Yeah, that’s consistent. topK keeps the obvious tokens, but subtle context gets eroded over time rather than dropped all at once.

Fair point, the gap isn’t huge in that plot, and both degrade at low ratios. The difference is more in how they degrade: TopK can have sharper, localized failures, while HAE tends to be a bit more smooth. That doesn’t always show up strongly in average MSE.

That said, the gains are modest right now, this is still a research prototype exploring the tradeoff, and there’s clearly more work to be done.

Thanks, really appreciate the pointer. Will dig into it.

Haha, that’s a very fair reading :)

Yeah, the latency hit is definitely real. That said, most of what I’ve run so far is CPU-bound, which likely exaggerates it quite a bit so I didn’t want to draw strong conclusions from that.

Would need proper GPU implementations to really understand where it lands.

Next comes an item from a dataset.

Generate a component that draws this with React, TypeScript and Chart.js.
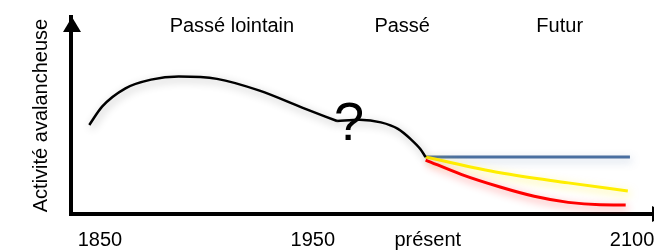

I completely agree.Right now this is all on a synthetic setup to isolate the behavior and understand the reconstruction vs memory tradeoff. Real models will definitely behave differently.

I’ve started trying this out with actual models, but currently running things CPU-bound, so it’s pretty slow. Would ideally want to try this properly on GPU, but that gets expensive quickly

So yeah, still very much a research prototype — but validating this on real models/data is definitely the next step.

That’s a great point and yeah, I’d agree SVD itself isn’t new at all.

On downsides: definitely a few. The biggest one is latency - SVD is fairly heavy, so even though it’s amortized (runs periodically, not per token), it still adds noticeable overhead. It’s also more complex than simple pruning, and I haven’t validated how well this holds on real downstream tasks yet.

This is very much a research prototype right now more about exploring a different tradeoff space than something ready for production.

In this prototype, OLS + SVD isn’t per-token, it runs only when the recycle bin fills (amortized over multiple tokens).

That said, it’s still heavier than Top-K. I haven’t benchmarked end-to-end latency yet; this is mainly exploring the accuracy vs memory tradeoff.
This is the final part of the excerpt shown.